# Data excerpt:
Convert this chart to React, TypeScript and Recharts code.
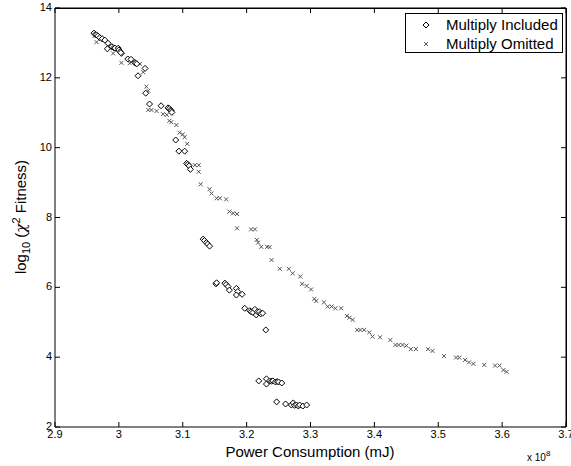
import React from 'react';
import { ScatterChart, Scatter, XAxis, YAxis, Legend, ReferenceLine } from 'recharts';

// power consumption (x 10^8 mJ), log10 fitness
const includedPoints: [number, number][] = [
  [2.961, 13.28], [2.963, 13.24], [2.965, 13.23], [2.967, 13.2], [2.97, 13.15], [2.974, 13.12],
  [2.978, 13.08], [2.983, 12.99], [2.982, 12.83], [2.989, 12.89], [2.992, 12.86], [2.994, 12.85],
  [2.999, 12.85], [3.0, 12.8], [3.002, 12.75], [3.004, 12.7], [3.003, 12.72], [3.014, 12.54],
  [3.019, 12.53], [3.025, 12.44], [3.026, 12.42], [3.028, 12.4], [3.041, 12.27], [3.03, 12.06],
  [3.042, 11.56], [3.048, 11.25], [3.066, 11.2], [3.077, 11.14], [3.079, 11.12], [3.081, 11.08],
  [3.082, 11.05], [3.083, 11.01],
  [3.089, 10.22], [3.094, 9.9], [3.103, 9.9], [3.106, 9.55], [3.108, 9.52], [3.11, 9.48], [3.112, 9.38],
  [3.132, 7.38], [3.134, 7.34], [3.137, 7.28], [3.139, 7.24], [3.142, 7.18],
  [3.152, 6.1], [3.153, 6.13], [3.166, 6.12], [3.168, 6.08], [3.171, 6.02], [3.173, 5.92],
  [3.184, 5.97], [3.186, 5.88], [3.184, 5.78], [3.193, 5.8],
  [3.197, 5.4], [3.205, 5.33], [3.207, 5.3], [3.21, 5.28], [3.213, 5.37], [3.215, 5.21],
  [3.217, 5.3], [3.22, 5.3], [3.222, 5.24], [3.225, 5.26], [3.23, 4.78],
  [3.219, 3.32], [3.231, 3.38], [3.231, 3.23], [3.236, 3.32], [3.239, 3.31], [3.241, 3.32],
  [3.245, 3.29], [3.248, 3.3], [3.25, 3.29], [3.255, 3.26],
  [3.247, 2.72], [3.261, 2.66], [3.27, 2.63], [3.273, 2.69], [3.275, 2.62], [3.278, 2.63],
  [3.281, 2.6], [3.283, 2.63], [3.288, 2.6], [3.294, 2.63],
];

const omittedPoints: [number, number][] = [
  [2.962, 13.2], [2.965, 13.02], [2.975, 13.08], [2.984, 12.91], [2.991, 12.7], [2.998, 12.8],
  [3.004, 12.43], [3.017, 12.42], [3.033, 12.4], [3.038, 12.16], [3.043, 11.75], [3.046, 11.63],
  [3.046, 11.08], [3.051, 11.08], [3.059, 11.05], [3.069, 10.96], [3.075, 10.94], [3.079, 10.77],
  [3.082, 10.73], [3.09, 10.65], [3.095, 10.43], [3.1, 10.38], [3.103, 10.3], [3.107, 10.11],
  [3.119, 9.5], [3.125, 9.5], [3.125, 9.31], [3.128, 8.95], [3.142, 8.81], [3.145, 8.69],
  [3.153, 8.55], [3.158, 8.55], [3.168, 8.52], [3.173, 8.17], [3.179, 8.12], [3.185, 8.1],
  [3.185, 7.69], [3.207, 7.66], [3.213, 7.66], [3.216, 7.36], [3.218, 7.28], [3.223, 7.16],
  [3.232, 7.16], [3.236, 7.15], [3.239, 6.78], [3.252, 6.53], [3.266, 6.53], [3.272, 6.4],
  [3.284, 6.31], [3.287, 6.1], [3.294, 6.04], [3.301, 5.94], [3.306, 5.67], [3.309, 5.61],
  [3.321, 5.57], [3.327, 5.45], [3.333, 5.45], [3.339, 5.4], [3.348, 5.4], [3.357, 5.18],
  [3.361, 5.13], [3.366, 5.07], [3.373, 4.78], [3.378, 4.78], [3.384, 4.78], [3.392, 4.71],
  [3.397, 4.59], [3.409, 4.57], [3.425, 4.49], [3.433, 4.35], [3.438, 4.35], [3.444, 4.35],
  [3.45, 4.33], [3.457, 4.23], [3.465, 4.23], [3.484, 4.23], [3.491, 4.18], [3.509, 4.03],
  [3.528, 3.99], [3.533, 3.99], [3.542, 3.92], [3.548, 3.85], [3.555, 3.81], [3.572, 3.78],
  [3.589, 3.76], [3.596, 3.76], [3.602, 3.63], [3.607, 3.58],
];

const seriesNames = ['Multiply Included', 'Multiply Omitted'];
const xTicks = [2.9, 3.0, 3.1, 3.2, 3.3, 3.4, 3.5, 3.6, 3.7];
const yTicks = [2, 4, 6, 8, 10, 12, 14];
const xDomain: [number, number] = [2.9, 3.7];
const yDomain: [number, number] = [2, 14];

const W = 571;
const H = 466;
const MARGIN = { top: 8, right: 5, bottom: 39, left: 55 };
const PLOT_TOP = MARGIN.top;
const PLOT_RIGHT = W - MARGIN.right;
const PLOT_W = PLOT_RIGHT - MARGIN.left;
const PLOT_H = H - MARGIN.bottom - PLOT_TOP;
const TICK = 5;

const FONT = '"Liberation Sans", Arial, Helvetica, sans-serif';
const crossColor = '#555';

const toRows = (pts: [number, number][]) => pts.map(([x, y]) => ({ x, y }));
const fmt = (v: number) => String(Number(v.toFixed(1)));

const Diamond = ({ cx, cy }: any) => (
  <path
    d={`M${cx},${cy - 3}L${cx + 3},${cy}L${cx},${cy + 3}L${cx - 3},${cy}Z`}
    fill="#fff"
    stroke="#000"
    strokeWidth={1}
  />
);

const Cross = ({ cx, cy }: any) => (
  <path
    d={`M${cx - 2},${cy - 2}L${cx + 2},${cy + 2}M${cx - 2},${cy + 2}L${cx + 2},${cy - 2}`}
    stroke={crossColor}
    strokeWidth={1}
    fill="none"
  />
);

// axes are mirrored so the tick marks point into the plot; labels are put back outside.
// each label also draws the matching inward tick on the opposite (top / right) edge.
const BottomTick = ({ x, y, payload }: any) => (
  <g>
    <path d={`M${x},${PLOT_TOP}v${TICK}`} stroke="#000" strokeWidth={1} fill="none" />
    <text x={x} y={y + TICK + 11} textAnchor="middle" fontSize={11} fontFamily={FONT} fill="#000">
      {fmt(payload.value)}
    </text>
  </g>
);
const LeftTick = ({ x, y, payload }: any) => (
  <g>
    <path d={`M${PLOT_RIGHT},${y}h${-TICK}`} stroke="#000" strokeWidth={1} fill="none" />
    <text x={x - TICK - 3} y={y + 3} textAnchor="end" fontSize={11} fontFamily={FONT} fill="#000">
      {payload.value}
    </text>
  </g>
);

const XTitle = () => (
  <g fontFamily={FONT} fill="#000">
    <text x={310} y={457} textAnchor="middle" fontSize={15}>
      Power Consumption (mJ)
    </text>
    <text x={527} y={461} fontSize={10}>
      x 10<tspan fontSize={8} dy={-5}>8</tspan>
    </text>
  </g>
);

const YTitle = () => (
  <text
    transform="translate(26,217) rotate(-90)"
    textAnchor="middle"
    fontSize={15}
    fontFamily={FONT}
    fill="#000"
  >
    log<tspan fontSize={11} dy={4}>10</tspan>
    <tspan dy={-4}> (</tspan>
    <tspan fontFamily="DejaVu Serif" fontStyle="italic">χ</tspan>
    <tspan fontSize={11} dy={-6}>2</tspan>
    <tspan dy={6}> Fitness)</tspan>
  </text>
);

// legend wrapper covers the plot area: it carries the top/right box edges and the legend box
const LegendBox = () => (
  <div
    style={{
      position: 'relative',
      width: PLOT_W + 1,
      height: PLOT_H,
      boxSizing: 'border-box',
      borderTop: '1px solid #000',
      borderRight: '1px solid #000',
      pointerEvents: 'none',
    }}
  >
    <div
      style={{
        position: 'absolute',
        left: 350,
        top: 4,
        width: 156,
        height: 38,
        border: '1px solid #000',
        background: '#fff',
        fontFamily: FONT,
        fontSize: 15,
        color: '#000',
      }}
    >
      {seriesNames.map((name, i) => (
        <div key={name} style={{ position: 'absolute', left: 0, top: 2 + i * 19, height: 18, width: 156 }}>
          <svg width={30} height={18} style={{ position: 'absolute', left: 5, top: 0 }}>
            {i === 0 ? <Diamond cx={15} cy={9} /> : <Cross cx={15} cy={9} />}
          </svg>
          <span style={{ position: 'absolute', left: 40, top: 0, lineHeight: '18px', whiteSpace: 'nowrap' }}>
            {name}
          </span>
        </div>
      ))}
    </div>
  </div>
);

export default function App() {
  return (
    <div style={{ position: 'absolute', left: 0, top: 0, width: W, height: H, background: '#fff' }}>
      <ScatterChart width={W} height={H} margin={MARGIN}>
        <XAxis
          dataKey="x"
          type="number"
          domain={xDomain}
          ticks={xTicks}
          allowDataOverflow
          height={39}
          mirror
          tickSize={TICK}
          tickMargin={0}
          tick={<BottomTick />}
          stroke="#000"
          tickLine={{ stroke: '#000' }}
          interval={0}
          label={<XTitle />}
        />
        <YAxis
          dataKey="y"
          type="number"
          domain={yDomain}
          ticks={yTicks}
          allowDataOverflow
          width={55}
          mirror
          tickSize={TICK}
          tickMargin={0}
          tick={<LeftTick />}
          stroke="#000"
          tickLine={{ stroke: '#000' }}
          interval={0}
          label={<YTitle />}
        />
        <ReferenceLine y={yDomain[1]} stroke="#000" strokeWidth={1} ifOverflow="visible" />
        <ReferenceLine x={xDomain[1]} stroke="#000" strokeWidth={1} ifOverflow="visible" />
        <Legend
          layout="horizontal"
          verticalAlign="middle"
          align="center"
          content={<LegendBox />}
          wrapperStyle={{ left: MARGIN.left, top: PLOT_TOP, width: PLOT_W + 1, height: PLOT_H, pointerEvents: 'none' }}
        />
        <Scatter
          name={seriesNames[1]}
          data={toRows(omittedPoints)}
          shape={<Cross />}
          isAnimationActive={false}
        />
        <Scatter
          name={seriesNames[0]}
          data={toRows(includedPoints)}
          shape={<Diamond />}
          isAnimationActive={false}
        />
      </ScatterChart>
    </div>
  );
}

# Short exercise:
Return nothing but the lines running from the start of the data to the line with "YAxis, Legend, ReferenceLine", please, both ends included and no pictures.

# Written response:
Convert this chart to React, TypeScript and Recharts code.
import React from 'react';
import { ScatterChart, Scatter, XAxis, YAxis, Legend, ReferenceLine } from 'recharts';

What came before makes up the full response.